BEGIN Supplied information

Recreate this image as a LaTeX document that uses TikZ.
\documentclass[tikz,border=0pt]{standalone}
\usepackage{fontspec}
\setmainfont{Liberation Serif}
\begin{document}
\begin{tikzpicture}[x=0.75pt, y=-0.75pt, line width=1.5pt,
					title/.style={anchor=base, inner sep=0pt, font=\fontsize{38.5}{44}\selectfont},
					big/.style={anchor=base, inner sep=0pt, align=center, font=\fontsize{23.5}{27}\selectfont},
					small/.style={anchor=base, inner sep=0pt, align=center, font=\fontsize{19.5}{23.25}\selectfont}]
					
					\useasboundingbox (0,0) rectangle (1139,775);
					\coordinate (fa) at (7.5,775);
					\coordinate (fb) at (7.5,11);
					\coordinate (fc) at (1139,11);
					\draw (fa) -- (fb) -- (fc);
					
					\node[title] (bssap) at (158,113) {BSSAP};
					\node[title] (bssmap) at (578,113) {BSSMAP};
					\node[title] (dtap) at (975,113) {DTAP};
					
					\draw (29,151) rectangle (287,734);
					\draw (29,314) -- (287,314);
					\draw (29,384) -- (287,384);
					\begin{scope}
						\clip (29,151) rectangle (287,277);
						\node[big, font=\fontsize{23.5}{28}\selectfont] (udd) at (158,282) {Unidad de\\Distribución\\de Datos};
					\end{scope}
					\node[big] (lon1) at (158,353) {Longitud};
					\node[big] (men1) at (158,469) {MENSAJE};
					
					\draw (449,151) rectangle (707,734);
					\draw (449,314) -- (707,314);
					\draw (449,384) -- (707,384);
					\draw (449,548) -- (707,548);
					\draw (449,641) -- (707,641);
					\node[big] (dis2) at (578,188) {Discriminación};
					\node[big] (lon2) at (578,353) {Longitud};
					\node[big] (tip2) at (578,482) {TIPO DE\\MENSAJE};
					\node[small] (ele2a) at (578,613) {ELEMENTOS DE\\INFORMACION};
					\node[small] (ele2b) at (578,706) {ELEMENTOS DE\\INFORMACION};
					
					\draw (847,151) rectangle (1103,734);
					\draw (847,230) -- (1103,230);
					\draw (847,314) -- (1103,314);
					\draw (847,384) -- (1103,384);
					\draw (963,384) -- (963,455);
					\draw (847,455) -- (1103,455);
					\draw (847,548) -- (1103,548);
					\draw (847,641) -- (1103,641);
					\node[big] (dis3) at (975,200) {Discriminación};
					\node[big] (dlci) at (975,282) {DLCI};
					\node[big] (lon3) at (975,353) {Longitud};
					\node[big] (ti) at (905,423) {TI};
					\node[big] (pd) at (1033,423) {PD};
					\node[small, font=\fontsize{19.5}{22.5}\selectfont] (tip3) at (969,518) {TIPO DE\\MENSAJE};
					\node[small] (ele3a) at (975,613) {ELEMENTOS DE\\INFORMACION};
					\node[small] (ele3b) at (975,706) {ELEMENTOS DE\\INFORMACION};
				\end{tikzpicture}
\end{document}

END Supplied information

### [Aim]
Please set down the whole listing above without altering a single line.

### [Exercise output]
Recreate this image as a LaTeX document that uses TikZ.
\documentclass[tikz,border=0pt]{standalone}
\usepackage{fontspec}
\setmainfont{Liberation Serif}
\begin{document}
\begin{tikzpicture}[x=0.75pt, y=-0.75pt, line width=1.5pt,
					title/.style={anchor=base, inner sep=0pt, font=\fontsize{38.5}{44}\selectfont},
					big/.style={anchor=base, inner sep=0pt, align=center, font=\fontsize{23.5}{27}\selectfont},
					small/.style={anchor=base, inner sep=0pt, align=center, font=\fontsize{19.5}{23.25}\selectfont}]
					
					\useasboundingbox (0,0) rectangle (1139,775);
					\coordinate (fa) at (7.5,775);
					\coordinate (fb) at (7.5,11);
					\coordinate (fc) at (1139,11);
					\draw (fa) -- (fb) -- (fc);
					
					\node[title] (bssap) at (158,113) {BSSAP};
					\node[title] (bssmap) at (578,113) {BSSMAP};
					\node[title] (dtap) at (975,113) {DTAP};
					
					\draw (29,151) rectangle (287,734);
					\draw (29,314) -- (287,314);
					\draw (29,384) -- (287,384);
					\begin{scope}
						\clip (29,151) rectangle (287,277);
						\node[big, font=\fontsize{23.5}{28}\selectfont] (udd) at (158,282) {Unidad de\\Distribución\\de Datos};
					\end{scope}
					\node[big] (lon1) at (158,353) {Longitud};
					\node[big] (men1) at (158,469) {MENSAJE};
					
					\draw (449,151) rectangle (707,734);
					\draw (449,314) -- (707,314);
					\draw (449,384) -- (707,384);
					\draw (449,548) -- (707,548);
					\draw (449,641) -- (707,641);
					\node[big] (dis2) at (578,188) {Discriminación};
					\node[big] (lon2) at (578,353) {Longitud};
					\node[big] (tip2) at (578,482) {TIPO DE\\MENSAJE};
					\node[small] (ele2a) at (578,613) {ELEMENTOS DE\\INFORMACION};
					\node[small] (ele2b) at (578,706) {ELEMENTOS DE\\INFORMACION};
					
					\draw (847,151) rectangle (1103,734);
					\draw (847,230) -- (1103,230);
					\draw (847,314) -- (1103,314);
					\draw (847,384) -- (1103,384);
					\draw (963,384) -- (963,455);
					\draw (847,455) -- (1103,455);
					\draw (847,548) -- (1103,548);
					\draw (847,641) -- (1103,641);
					\node[big] (dis3) at (975,200) {Discriminación};
					\node[big] (dlci) at (975,282) {DLCI};
					\node[big] (lon3) at (975,353) {Longitud};
					\node[big] (ti) at (905,423) {TI};
					\node[big] (pd) at (1033,423) {PD};
					\node[small, font=\fontsize{19.5}{22.5}\selectfont] (tip3) at (969,518) {TIPO DE\\MENSAJE};
					\node[small] (ele3a) at (975,613) {ELEMENTOS DE\\INFORMACION};
					\node[small] (ele3b) at (975,706) {ELEMENTOS DE\\INFORMACION};
				\end{tikzpicture}
\end{document}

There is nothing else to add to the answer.